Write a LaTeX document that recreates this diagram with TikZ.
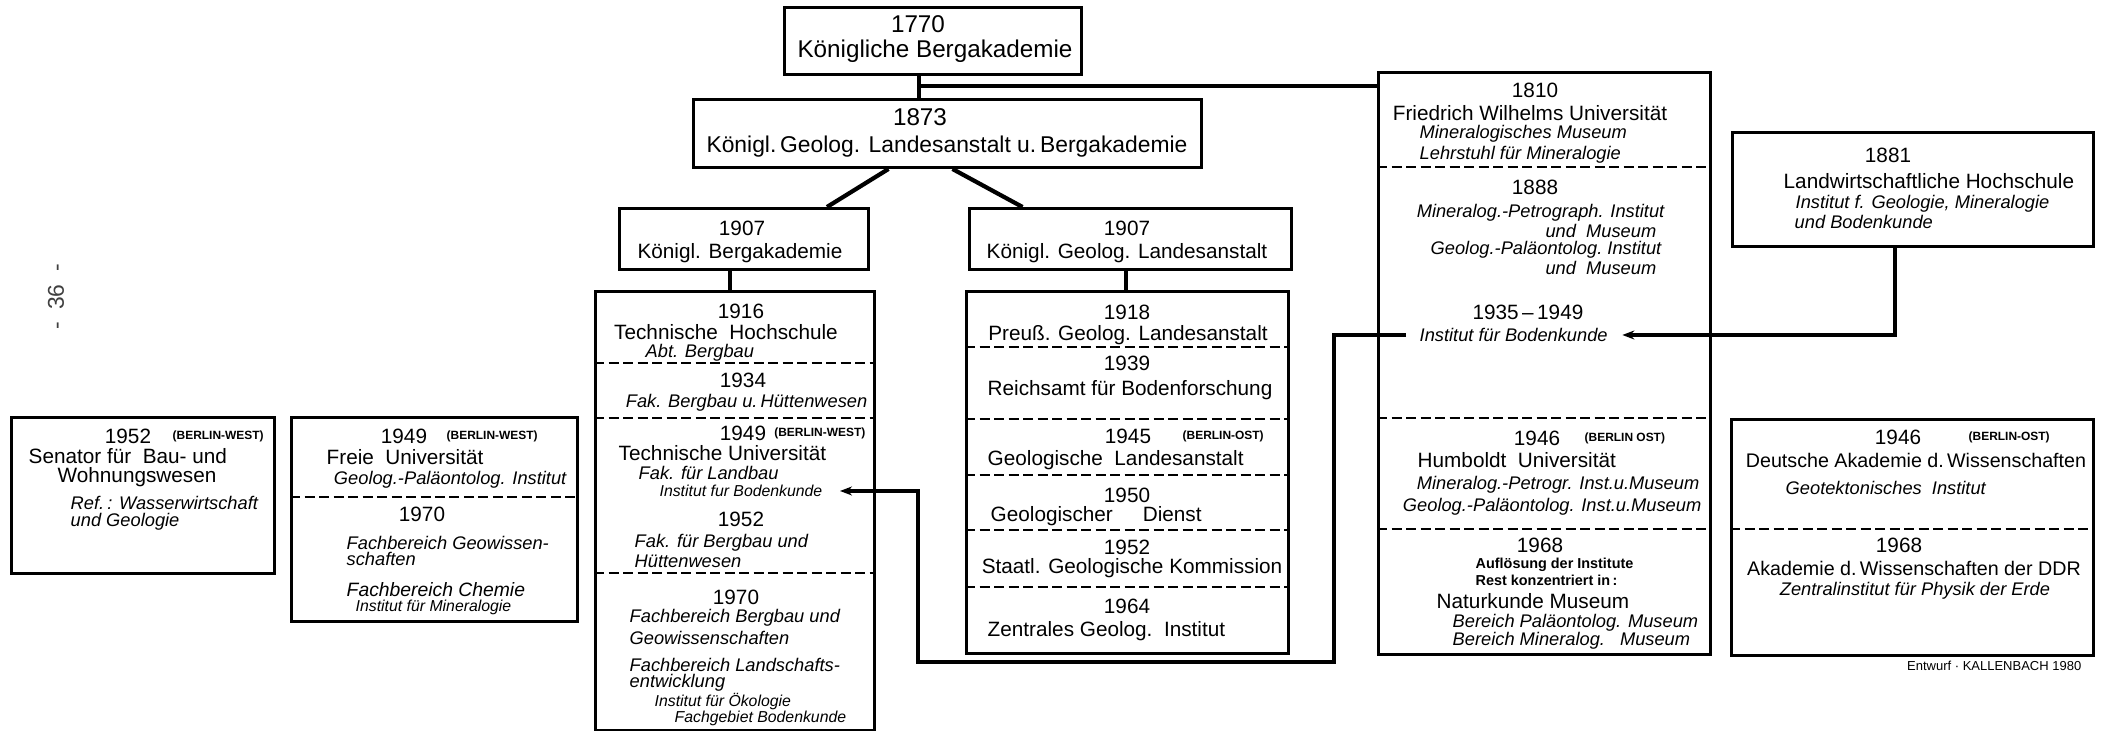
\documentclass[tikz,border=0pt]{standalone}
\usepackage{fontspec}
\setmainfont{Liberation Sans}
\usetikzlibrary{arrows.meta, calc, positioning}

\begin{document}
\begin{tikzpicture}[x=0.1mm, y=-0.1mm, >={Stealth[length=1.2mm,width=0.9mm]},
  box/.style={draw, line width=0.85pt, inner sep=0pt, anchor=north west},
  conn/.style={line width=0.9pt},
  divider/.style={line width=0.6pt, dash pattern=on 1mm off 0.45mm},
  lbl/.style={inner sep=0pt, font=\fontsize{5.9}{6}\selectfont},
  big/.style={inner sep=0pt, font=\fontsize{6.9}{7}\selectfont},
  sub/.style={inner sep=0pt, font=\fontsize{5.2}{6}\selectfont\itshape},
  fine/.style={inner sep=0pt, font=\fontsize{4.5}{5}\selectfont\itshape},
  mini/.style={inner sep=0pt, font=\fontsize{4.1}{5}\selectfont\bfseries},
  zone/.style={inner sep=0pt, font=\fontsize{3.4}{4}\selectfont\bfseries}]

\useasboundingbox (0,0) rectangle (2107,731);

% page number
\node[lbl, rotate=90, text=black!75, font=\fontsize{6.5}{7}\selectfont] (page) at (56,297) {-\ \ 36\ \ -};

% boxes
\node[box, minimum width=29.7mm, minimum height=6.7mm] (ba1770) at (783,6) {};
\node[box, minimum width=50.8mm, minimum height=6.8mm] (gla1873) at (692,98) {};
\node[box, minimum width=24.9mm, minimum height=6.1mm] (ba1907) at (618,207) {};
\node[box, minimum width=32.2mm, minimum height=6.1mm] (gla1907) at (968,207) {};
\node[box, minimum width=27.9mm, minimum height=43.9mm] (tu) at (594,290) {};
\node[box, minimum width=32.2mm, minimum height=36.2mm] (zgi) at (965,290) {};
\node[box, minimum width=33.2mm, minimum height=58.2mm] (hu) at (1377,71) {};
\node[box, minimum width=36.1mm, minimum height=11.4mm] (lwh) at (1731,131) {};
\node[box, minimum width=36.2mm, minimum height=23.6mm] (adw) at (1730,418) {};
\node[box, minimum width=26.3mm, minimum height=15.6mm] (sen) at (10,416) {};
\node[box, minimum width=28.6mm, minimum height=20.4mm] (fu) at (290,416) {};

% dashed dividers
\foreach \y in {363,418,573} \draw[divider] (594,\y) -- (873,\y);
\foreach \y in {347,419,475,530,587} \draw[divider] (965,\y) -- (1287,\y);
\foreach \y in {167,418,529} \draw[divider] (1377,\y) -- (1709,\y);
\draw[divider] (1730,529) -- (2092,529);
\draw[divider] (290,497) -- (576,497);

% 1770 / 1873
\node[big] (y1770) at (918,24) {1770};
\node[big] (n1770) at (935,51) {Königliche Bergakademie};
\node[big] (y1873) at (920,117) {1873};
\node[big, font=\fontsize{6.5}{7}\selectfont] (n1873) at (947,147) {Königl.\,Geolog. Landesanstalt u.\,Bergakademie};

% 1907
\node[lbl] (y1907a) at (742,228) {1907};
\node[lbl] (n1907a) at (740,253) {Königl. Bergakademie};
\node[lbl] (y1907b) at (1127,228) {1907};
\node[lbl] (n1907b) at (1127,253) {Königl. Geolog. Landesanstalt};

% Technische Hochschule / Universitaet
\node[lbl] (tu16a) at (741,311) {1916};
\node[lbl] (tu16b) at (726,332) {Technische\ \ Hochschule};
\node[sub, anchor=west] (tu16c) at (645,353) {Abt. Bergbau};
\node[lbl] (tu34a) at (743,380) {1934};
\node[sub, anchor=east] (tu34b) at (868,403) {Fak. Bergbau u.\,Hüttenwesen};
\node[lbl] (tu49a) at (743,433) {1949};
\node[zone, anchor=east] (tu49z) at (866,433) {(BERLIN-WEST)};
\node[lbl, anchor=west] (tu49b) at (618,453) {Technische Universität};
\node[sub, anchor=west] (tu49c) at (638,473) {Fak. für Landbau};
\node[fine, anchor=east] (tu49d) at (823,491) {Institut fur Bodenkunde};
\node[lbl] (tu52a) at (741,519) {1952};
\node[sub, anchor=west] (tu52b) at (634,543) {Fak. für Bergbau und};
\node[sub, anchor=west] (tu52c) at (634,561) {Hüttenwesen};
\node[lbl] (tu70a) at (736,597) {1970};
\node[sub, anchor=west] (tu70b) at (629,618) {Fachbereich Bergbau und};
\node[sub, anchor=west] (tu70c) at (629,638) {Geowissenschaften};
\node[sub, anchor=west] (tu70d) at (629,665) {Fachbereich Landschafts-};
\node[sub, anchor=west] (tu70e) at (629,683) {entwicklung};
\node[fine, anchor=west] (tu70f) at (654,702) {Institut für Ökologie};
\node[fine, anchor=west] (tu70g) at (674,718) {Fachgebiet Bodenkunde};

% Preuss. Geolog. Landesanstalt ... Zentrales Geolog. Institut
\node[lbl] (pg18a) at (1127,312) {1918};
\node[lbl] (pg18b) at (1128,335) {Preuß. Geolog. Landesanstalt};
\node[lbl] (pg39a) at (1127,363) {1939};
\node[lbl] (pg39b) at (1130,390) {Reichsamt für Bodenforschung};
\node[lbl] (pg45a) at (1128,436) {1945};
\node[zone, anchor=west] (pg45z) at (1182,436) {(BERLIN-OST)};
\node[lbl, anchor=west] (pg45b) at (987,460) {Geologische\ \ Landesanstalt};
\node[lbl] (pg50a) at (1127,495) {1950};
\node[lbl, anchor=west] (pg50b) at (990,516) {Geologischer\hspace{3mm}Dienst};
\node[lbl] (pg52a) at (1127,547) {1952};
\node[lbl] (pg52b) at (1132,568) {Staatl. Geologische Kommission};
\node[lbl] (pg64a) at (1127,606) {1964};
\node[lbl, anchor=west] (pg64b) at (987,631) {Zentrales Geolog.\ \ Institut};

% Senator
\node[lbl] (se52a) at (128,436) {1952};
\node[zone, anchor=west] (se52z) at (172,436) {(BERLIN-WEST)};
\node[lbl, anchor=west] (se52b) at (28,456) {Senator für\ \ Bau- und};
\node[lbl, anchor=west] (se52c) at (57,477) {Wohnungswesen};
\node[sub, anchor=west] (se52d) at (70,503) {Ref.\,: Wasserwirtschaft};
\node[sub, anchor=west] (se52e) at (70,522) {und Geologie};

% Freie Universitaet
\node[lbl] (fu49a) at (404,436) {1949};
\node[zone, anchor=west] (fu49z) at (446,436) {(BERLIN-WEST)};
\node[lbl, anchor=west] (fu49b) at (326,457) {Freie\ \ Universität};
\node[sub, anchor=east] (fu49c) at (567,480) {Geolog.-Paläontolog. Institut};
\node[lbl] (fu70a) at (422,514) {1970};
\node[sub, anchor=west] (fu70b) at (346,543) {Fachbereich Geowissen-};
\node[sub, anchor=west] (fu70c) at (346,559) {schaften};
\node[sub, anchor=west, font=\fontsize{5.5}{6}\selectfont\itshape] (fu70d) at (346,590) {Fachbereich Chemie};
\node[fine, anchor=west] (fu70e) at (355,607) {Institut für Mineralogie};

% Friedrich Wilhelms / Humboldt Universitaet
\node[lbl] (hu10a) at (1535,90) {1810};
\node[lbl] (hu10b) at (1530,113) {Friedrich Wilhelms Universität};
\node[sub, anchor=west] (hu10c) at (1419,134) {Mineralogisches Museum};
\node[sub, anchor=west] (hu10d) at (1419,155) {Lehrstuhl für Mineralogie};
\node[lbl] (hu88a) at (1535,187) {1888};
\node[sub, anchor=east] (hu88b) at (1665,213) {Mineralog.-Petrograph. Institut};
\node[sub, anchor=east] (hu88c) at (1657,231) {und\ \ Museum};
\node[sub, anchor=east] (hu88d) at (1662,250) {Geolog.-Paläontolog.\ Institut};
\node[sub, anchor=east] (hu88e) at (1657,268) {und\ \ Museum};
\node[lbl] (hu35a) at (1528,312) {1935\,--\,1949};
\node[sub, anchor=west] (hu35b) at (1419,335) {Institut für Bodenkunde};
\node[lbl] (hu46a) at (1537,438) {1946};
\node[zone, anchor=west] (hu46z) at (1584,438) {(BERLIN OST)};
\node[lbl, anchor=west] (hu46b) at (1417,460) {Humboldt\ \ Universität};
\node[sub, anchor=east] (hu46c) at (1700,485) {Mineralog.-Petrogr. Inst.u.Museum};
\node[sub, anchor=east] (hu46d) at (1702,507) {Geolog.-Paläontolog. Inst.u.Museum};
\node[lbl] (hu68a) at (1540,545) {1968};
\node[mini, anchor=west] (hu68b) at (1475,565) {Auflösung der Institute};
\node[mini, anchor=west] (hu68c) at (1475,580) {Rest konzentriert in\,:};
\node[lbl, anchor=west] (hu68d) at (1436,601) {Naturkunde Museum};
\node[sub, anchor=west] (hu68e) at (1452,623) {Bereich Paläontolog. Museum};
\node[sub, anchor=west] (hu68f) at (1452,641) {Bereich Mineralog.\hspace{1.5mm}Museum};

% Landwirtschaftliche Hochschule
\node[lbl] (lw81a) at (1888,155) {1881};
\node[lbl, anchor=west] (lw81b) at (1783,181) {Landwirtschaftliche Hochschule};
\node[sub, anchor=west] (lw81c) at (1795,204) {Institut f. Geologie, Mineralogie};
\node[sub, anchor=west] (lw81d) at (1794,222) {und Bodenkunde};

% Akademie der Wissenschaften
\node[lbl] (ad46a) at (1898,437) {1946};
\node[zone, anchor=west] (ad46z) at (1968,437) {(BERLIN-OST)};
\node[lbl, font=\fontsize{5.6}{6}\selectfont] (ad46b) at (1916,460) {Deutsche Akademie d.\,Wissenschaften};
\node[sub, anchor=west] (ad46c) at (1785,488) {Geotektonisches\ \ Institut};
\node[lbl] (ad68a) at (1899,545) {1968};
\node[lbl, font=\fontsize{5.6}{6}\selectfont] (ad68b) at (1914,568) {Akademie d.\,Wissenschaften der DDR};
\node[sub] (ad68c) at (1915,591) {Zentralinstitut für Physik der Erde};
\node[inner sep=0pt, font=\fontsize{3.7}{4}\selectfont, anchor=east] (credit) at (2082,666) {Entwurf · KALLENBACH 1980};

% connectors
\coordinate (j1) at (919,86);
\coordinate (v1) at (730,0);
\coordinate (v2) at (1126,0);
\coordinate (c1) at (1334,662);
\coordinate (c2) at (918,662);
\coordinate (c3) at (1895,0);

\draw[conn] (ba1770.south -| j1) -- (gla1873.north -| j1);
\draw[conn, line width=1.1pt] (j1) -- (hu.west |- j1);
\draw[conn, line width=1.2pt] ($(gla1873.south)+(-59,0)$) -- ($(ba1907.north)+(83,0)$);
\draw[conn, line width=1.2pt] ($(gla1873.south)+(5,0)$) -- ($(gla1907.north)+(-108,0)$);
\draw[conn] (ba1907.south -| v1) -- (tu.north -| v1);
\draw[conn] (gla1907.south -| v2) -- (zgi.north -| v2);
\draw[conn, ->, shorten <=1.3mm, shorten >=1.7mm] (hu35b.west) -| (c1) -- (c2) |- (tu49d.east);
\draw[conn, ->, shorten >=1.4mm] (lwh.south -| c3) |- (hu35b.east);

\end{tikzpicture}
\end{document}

======

Leave out the pictures. Transcribe only the lines above, from the first through the one that contains "(page) at (56,297)".

## WORKED ANSWER
Write a LaTeX document that recreates this diagram with TikZ.
\documentclass[tikz,border=0pt]{standalone}
\usepackage{fontspec}
\setmainfont{Liberation Sans}
\usetikzlibrary{arrows.meta, calc, positioning}

\begin{document}
\begin{tikzpicture}[x=0.1mm, y=-0.1mm, >={Stealth[length=1.2mm,width=0.9mm]},
  box/.style={draw, line width=0.85pt, inner sep=0pt, anchor=north west},
  conn/.style={line width=0.9pt},
  divider/.style={line width=0.6pt, dash pattern=on 1mm off 0.45mm},
  lbl/.style={inner sep=0pt, font=\fontsize{5.9}{6}\selectfont},
  big/.style={inner sep=0pt, font=\fontsize{6.9}{7}\selectfont},
  sub/.style={inner sep=0pt, font=\fontsize{5.2}{6}\selectfont\itshape},
  fine/.style={inner sep=0pt, font=\fontsize{4.5}{5}\selectfont\itshape},
  mini/.style={inner sep=0pt, font=\fontsize{4.1}{5}\selectfont\bfseries},
  zone/.style={inner sep=0pt, font=\fontsize{3.4}{4}\selectfont\bfseries}]

\useasboundingbox (0,0) rectangle (2107,731);

% page number
\node[lbl, rotate=90, text=black!75, font=\fontsize{6.5}{7}\selectfont] (page) at (56,297) {-\ \ 36\ \ -};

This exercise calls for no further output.